- Joined
- Dec 11, 2014
- Messages
- 3,669
I know this was addressed to Phidias...but once someone you love does horrible things to you, your heart changes forever. I am not saying you can't love again or anything like that, but your heart does grow colder...and way less trusting. That's why they say "there is no love like the first love"...because after that first person breaks your heart, you will guard your heart forever. You can never be like you once were...at least not on this Earth.
I disagree. While it may hurt for a time being, you can always heal yourself. Yes you have to take a risk of getting hurt again, but to experience the highs or life you must risk the lows, if you want to get on that feeling again. Iif you become "cold", cold hearted and don't let anyone in, or even try, I feel sorry for you, and youll come across that way to people. Im not saying dont be tough, tough is fine,, just dont be so hard you dont let anyone in.
Just an injury in the gym, it can take time, but you can get it better.
Who Wants to Be an Oyster?
One final word about preventing and removing emotional hurts. To live creatively, we must be willing to be a little vulnerable. We must be willing to be hurt a little, if necessary, in creative living. A lot of people need a thicker and tougher emotional skin than they have. But they need only a tough emotional hide or epidermis, not a shell.
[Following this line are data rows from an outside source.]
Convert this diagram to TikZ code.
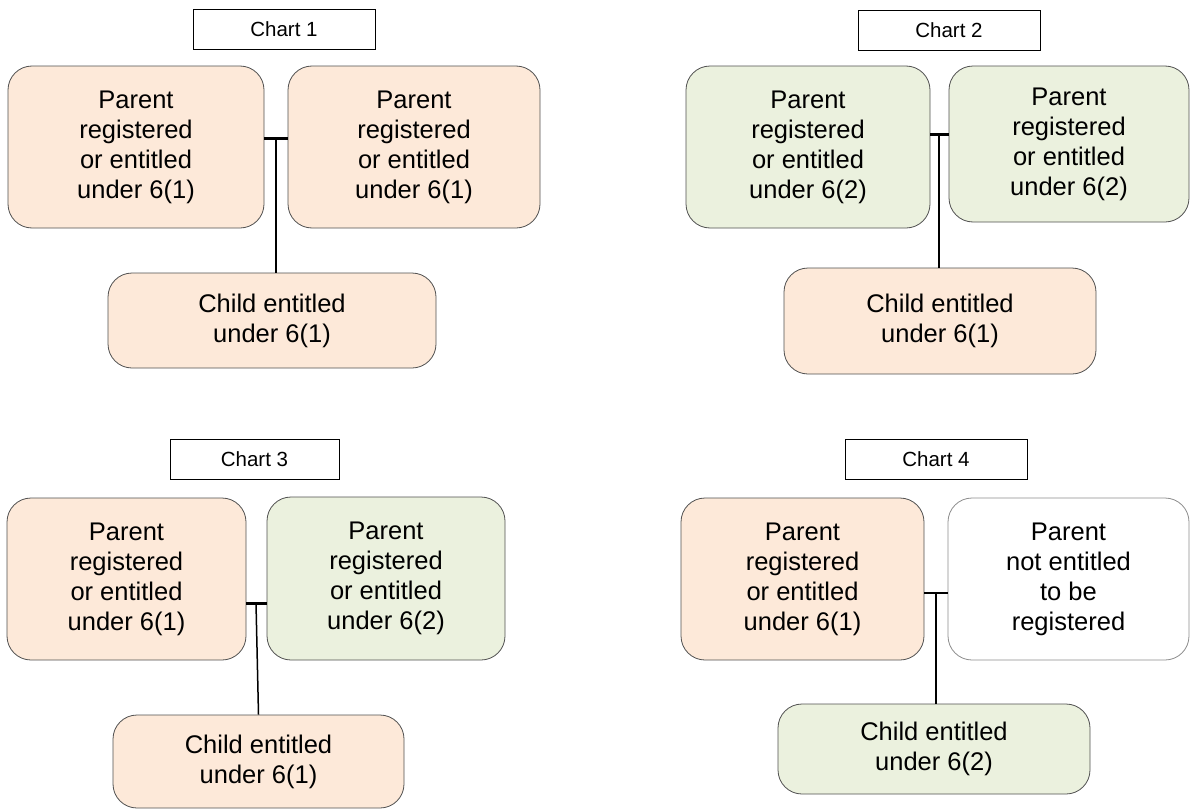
\documentclass[tikz,border=0pt]{standalone}
\usepackage{fontspec}
\setmainfont{Liberation Sans}
\definecolor{peach}{HTML}{FDE9D9}
\definecolor{sage}{HTML}{EBF1DE}
\definecolor{edge}{HTML}{505050}
\begin{document}
\begin{tikzpicture}[x=1pt,y=-1pt,
  box/.style={draw=edge, line width=0.8pt, rounded corners=24pt, align=center, inner sep=2pt,
    font=\fontsize{25.5}{30}\selectfont},
  pbox/.style={box, fill=peach},
  gbox/.style={box, fill=sage},
  wbox/.style={box, fill=white, draw=black!45},
  title/.style={draw=black, line width=0.8pt, fill=white, minimum width=182pt, minimum height=40pt,
    inner sep=0pt, font=\fontsize{20.5}{24}\selectfont},
  thickbar/.style={line width=3pt},
  thinline/.style={line width=1.5pt},
]
\useasboundingbox (0,0) rectangle (1190,808);
\begin{scope}
\clip (0,0) rectangle (1190,808);
% Chart 1
\node[title] (t1) at (284,29) {Chart 1};
\node[pbox, minimum width=256pt, minimum height=162pt] (p1a) at (136,147) {Parent\\registered\\or entitled\\under 6(1)};
\node[pbox, minimum width=252pt, minimum height=162pt] (p1b) at (414,147) {Parent\\registered\\or entitled\\under 6(1)};
\node[pbox, minimum width=328pt, minimum height=95pt] (c1) at (272,320.5) {Child entitled\\under 6(1)};
\coordinate (j1) at (276,138);
\draw[thickbar] (j1 -| p1a.east) -- (j1 -| p1b.west);
\draw[line width=2.5pt] (j1) -- (j1 |- c1.north);
% Chart 2
\node[title] (t2) at (949,30) {Chart 2};
\node[gbox, minimum width=244pt, minimum height=162pt] (p2a) at (808,147) {Parent\\registered\\or entitled\\under 6(2)};
\node[gbox, minimum width=240pt, minimum height=156pt] (p2b) at (1069,144) {Parent\\registered\\or entitled\\under 6(2)};
\node[pbox, minimum width=312pt, minimum height=106pt] (c2) at (940,321) {Child entitled\\under 6(1)};
\coordinate (j2) at (939,134);
\draw[thickbar] (j2 -| p2a.east) -- (j2 -| p2b.west);
\draw[thinline] (j2) -- (j2 |- c2.north);
% Chart 3
\node[title, minimum width=169pt] (t3) at (254.5,459) {Chart 3};
\node[pbox, minimum width=239pt, minimum height=162pt] (p3a) at (126.5,579) {Parent\\registered\\or entitled\\under 6(1)};
\node[gbox, minimum width=238pt, minimum height=163pt] (p3b) at (386,578.5) {Parent\\registered\\or entitled\\under 6(2)};
\node[pbox, minimum width=291pt, minimum height=93pt] (c3) at (258.5,761.5) {Child entitled\\under 6(1)};
\coordinate (j3) at (256,603);
\draw[thickbar] (j3 -| p3a.east) -- (j3 -| p3b.west);
\draw[thinline] (j3) -- (c3.north);
% Chart 4
\node[title] (t4) at (936,459) {Chart 4};
\node[pbox, minimum width=243pt, minimum height=162pt] (p4a) at (802.5,579) {Parent\\registered\\or entitled\\under 6(1)};
\node[wbox, minimum width=241pt, minimum height=162pt] (p4b) at (1068.5,579) {Parent\\not entitled\\to be\\registered};
\node[gbox, minimum width=312pt, minimum height=90pt] (c4) at (934,749) {Child entitled\\under 6(2)};
\coordinate (j4) at (936,593);
\draw[line width=2.2pt] (j4 -| p4a.east) -- (j4 -| p4b.west);
\draw[line width=2pt] (j4) -- (j4 |- c4.north);
\end{scope}
\end{tikzpicture}
\end{document}
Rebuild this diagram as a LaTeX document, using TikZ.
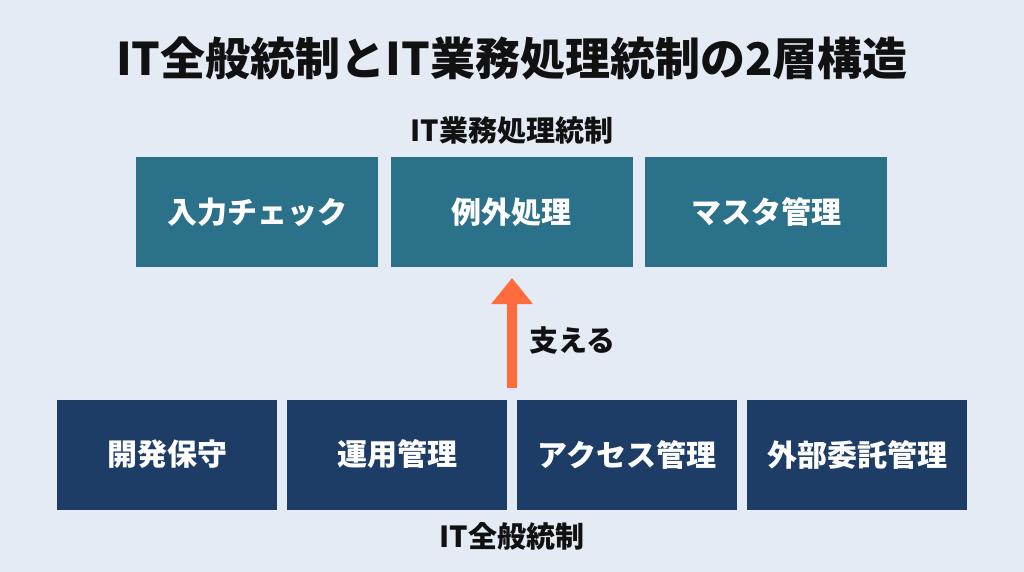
\documentclass[tikz,border=0pt]{standalone}
\usepackage{fontspec}
\setmainfont{Noto Sans CJK JP}
\usetikzlibrary{arrows.meta}
\definecolor{bg}{HTML}{E4EBF5}
\definecolor{teal}{HTML}{2A7189}
\definecolor{navy}{HTML}{1E3D66}
\definecolor{orng}{HTML}{FF6B3D}
\definecolor{ink}{HTML}{111111}
\tikzset{
  upbox/.style={fill=teal, draw=none, minimum width=242pt, minimum height=110pt, inner sep=0pt, text=white, font=\fontsize{30}{34}\selectfont\bfseries},
  lowbox/.style={fill=navy, draw=none, minimum width=220pt, minimum height=110pt, inner sep=0pt, text=white, font=\fontsize{30}{34}\selectfont\bfseries},
  label/.style={text=ink, inner sep=0pt, font=\fontsize{29}{32}\selectfont\bfseries},
}
\begin{document}
\begin{tikzpicture}[x=1pt,y=-1pt]
\fill[bg] (0,0) rectangle (1024,572);
\useasboundingbox (0,0) rectangle (1024,572);
\node[text=ink, inner sep=0pt, font=\fontsize{45}{50}\selectfont\bfseries] (title) at (512,58) {IT全般統制とIT業務処理統制の2層構造};
\node[label] (uplabel) at (512,131) {IT業務処理統制};
\node[upbox] (u1) at (257,212) {入力チェック};
\node[upbox] (u2) at (511.5,212) {例外処理};
\node[upbox] (u3) at (766,212) {マスタ管理};
\node[lowbox] (l1) at (167,454.5) {開発保守};
\node[lowbox] (l2) at (397,454.5) {運用管理};
\node[lowbox] (l3) at (627,454.5) {アクセス管理};
\node[lowbox] (l4) at (857,454.5) {外部委託管理};
\node[label] (lowlabel) at (512,536.5) {IT全般統制};
\coordinate (abot) at (512,388);
\coordinate (atop) at (512,278);
\draw[orng, line width=10pt, -{Triangle[width=40pt,length=26pt]}] (abot) -- (atop);
\node[text=ink, inner sep=0pt, anchor=west, font=\fontsize{29}{32}\selectfont\bfseries] (sasaeru) at (529,341) {支える};
\end{tikzpicture}
\end{document}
To trust, to love, to open ourselves to emotional communication with other people is to run the risk of being hurt. If we are hurt once, we can do one of two things. We can build a thick protective shell, or scar tissue, to prevent being hurt again, live like an oyster, and not be hurt.
Or we can “turn the other cheek,” remain vulnerable and go on living creatively.
An oyster is never “hurt”. It has a thick shell that protects it from everything. It is isolated. An oyster is secure, but not creative. It cannot “go after” what it wants, it must wait for it to come to it. An oyster knows none of the “hurts” of emotional communication with the environment, but neither can an oyster know the joys.